## start

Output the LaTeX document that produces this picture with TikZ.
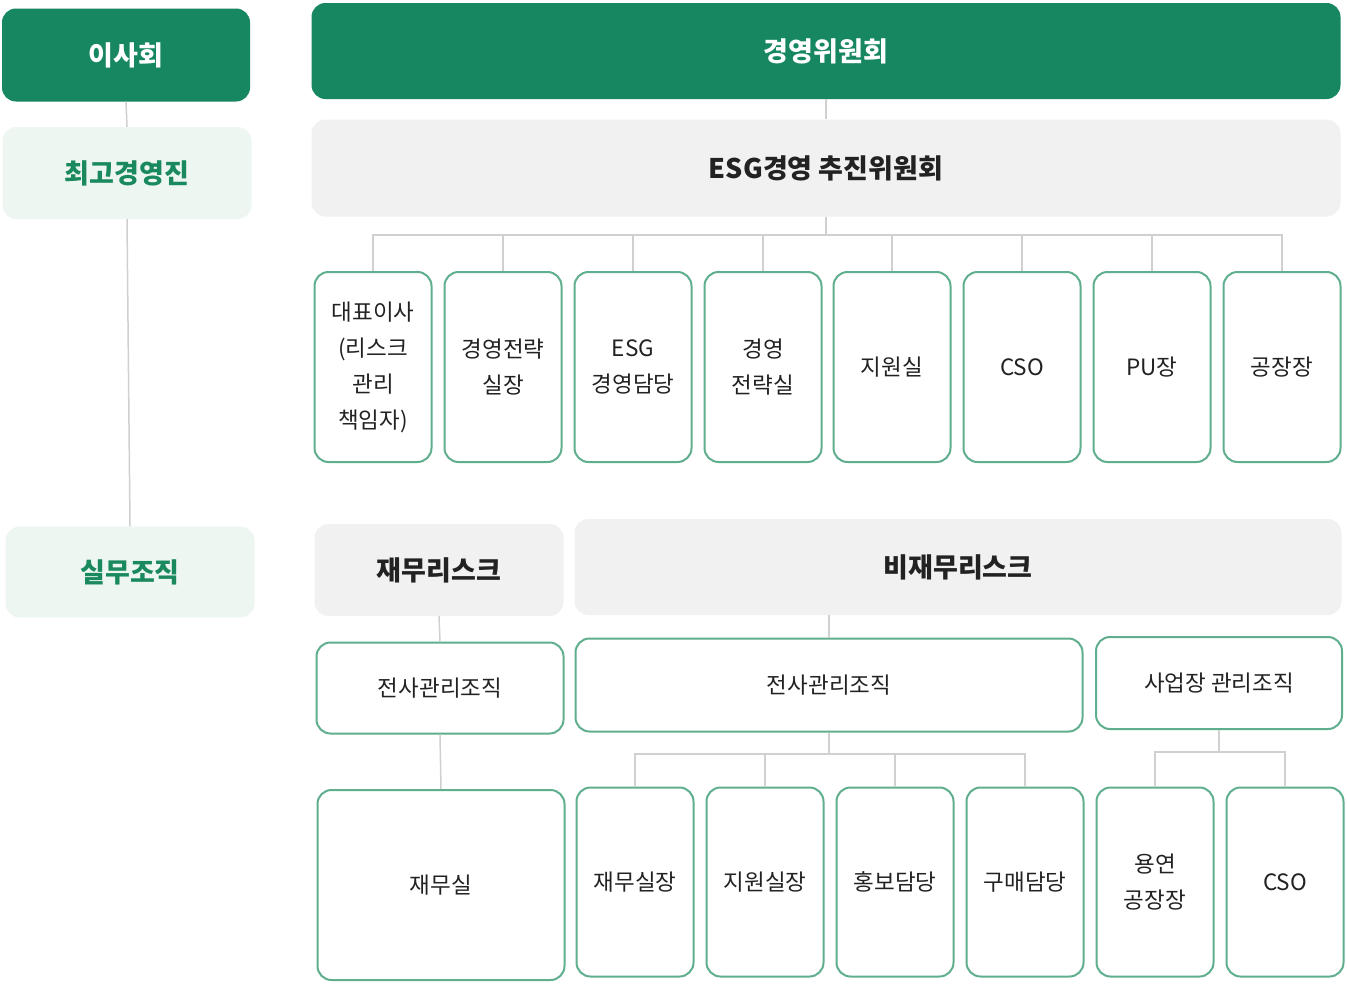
\documentclass[tikz,border=0pt]{standalone}
\usepackage{fontspec}
\setmainfont{Noto Sans CJK KR}
\definecolor{dg}{HTML}{168760}
\definecolor{lg}{HTML}{EEF6F2}
\definecolor{gy}{HTML}{F1F1F1}
\definecolor{gb}{HTML}{5FAE8E}
\definecolor{ln}{HTML}{D0D0D0}
\definecolor{tx}{HTML}{222222}
\definecolor{gt}{HTML}{1A8A5E}
\tikzset{
  every node/.style={inner sep=0pt, align=center},
  darkbox/.style={rectangle, rounded corners=14pt, fill=dg, text=white, font=\fontsize{27}{32}\selectfont\bfseries},
  lightbox/.style={rectangle, rounded corners=14pt, fill=lg, text=gt, font=\fontsize{27}{32}\selectfont\bfseries},
  graybox/.style={rectangle, rounded corners=14pt, fill=gy, text=tx, font=\fontsize{27}{32}\selectfont\bfseries},
  linebox/.style={rectangle, rounded corners=14pt, draw=gb, line width=2pt, fill=white, text=tx, font=\fontsize{22.5}{36}\selectfont},
  conn/.style={draw=ln, line width=1.5pt},
}
\begin{document}
\begin{tikzpicture}[x=1pt,y=-1pt]
\useasboundingbox[fill=white] (0,0) rectangle (1347,985);
% left column
\node[darkbox, minimum width=248pt, minimum height=93pt] (board) at (126,55) {이사회};
\node[lightbox, minimum width=249pt, minimum height=92pt] (ceo) at (127,173) {최고경영진};
\node[lightbox, minimum width=249pt, minimum height=91pt] (work) at (130,572) {실무조직};
% top
\node[darkbox, minimum width=1029pt, minimum height=96pt] (mgmt) at (826,51) {경영위원회};
\node[graybox, minimum width=1029pt, minimum height=97pt] (esg) at (826,168) {ESG경영 추진위원회};
% executive row
\foreach \i/\x/\t in {1/373/{대표이사\\(리스크\\관리\\책임자)},2/503/{경영전략\\실장},3/633/{ESG\\경영담당},4/763/{경영\\전략실},5/892/{지원실},6/1022/{CSO},7/1152/{PU장},8/1282/{공장장}}
  \node[linebox, minimum width=117pt, minimum height=190pt] (r\i) at (\x,367) {\t};
% risk
\node[graybox, minimum width=249pt, minimum height=92pt] (fin) at (439,570) {재무리스크};
\node[graybox, minimum width=767pt, minimum height=96pt] (nonfin) at (958,567) {비재무리스크};
\node[linebox, minimum width=247pt, minimum height=91pt] (org1) at (440,688) {전사관리조직};
\node[linebox, minimum width=507pt, minimum height=93pt] (org2) at (829,685) {전사관리조직};
\node[linebox, minimum width=246pt, minimum height=92pt] (org3) at (1219,683) {사업장 관리조직};
\node[linebox, minimum width=247pt, minimum height=190pt] (jm) at (441,885) {재무실};
\foreach \i/\x/\t in {1/635/{재무실장},2/765/{지원실장},3/895/{홍보담당},4/1025/{구매담당},5/1155/{용연\\공장장},6/1285/{CSO}}
  \node[linebox, minimum width=117pt, minimum height=189pt] (b\i) at (\x,882) {\t};
% connectors
\coordinate (busA) at (0,235);
\coordinate (busB) at (0,754);
\coordinate (busC) at (0,752);
\draw[conn] (board.south) -- (ceo.north);
\draw[conn] (ceo.south) -- (work.north);
\draw[conn] (mgmt.south) -- (esg.north);
\draw[conn] (esg.south) -- (esg.south |- busA);
\draw[conn] (r1.north) -- (r1.north |- busA) -- (r8.north |- busA) -- (r8.north);
\foreach \i in {2,...,7} \draw[conn] (r\i.north) -- (r\i.north |- busA);
\draw[conn] (fin.south) -- (org1.north);
\draw[conn] (nonfin.south -| org2.north) -- (org2.north);
\draw[conn] (org1.south) -- (jm.north);
\draw[conn] (org2.south) -- (org2.south |- busB);
\draw[conn] (b1.north) -- (b1.north |- busB) -- (b4.north |- busB) -- (b4.north);
\foreach \i in {2,3} \draw[conn] (b\i.north) -- (b\i.north |- busB);
\draw[conn] (org3.south) -- (org3.south |- busC);
\draw[conn] (b5.north) -- (b5.north |- busC) -- (b6.north |- busC) -- (b6.north);
\end{tikzpicture}
\end{document}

## end

Make an exact reproduction of the listing above, without any pictures.

Output the LaTeX document that produces this picture with TikZ.
\documentclass[tikz,border=0pt]{standalone}
\usepackage{fontspec}
\setmainfont{Noto Sans CJK KR}
\definecolor{dg}{HTML}{168760}
\definecolor{lg}{HTML}{EEF6F2}
\definecolor{gy}{HTML}{F1F1F1}
\definecolor{gb}{HTML}{5FAE8E}
\definecolor{ln}{HTML}{D0D0D0}
\definecolor{tx}{HTML}{222222}
\definecolor{gt}{HTML}{1A8A5E}
\tikzset{
  every node/.style={inner sep=0pt, align=center},
  darkbox/.style={rectangle, rounded corners=14pt, fill=dg, text=white, font=\fontsize{27}{32}\selectfont\bfseries},
  lightbox/.style={rectangle, rounded corners=14pt, fill=lg, text=gt, font=\fontsize{27}{32}\selectfont\bfseries},
  graybox/.style={rectangle, rounded corners=14pt, fill=gy, text=tx, font=\fontsize{27}{32}\selectfont\bfseries},
  linebox/.style={rectangle, rounded corners=14pt, draw=gb, line width=2pt, fill=white, text=tx, font=\fontsize{22.5}{36}\selectfont},
  conn/.style={draw=ln, line width=1.5pt},
}
\begin{document}
\begin{tikzpicture}[x=1pt,y=-1pt]
\useasboundingbox[fill=white] (0,0) rectangle (1347,985);
% left column
\node[darkbox, minimum width=248pt, minimum height=93pt] (board) at (126,55) {이사회};
\node[lightbox, minimum width=249pt, minimum height=92pt] (ceo) at (127,173) {최고경영진};
\node[lightbox, minimum width=249pt, minimum height=91pt] (work) at (130,572) {실무조직};
% top
\node[darkbox, minimum width=1029pt, minimum height=96pt] (mgmt) at (826,51) {경영위원회};
\node[graybox, minimum width=1029pt, minimum height=97pt] (esg) at (826,168) {ESG경영 추진위원회};
% executive row
\foreach \i/\x/\t in {1/373/{대표이사\\(리스크\\관리\\책임자)},2/503/{경영전략\\실장},3/633/{ESG\\경영담당},4/763/{경영\\전략실},5/892/{지원실},6/1022/{CSO},7/1152/{PU장},8/1282/{공장장}}
  \node[linebox, minimum width=117pt, minimum height=190pt] (r\i) at (\x,367) {\t};
% risk
\node[graybox, minimum width=249pt, minimum height=92pt] (fin) at (439,570) {재무리스크};
\node[graybox, minimum width=767pt, minimum height=96pt] (nonfin) at (958,567) {비재무리스크};
\node[linebox, minimum width=247pt, minimum height=91pt] (org1) at (440,688) {전사관리조직};
\node[linebox, minimum width=507pt, minimum height=93pt] (org2) at (829,685) {전사관리조직};
\node[linebox, minimum width=246pt, minimum height=92pt] (org3) at (1219,683) {사업장 관리조직};
\node[linebox, minimum width=247pt, minimum height=190pt] (jm) at (441,885) {재무실};
\foreach \i/\x/\t in {1/635/{재무실장},2/765/{지원실장},3/895/{홍보담당},4/1025/{구매담당},5/1155/{용연\\공장장},6/1285/{CSO}}
  \node[linebox, minimum width=117pt, minimum height=189pt] (b\i) at (\x,882) {\t};
% connectors
\coordinate (busA) at (0,235);
\coordinate (busB) at (0,754);
\coordinate (busC) at (0,752);
\draw[conn] (board.south) -- (ceo.north);
\draw[conn] (ceo.south) -- (work.north);
\draw[conn] (mgmt.south) -- (esg.north);
\draw[conn] (esg.south) -- (esg.south |- busA);
\draw[conn] (r1.north) -- (r1.north |- busA) -- (r8.north |- busA) -- (r8.north);
\foreach \i in {2,...,7} \draw[conn] (r\i.north) -- (r\i.north |- busA);
\draw[conn] (fin.south) -- (org1.north);
\draw[conn] (nonfin.south -| org2.north) -- (org2.north);
\draw[conn] (org1.south) -- (jm.north);
\draw[conn] (org2.south) -- (org2.south |- busB);
\draw[conn] (b1.north) -- (b1.north |- busB) -- (b4.north |- busB) -- (b4.north);
\foreach \i in {2,3} \draw[conn] (b\i.north) -- (b\i.north |- busB);
\draw[conn] (org3.south) -- (org3.south |- busC);
\draw[conn] (b5.north) -- (b5.north |- busC) -- (b6.north |- busC) -- (b6.north);
\end{tikzpicture}
\end{document}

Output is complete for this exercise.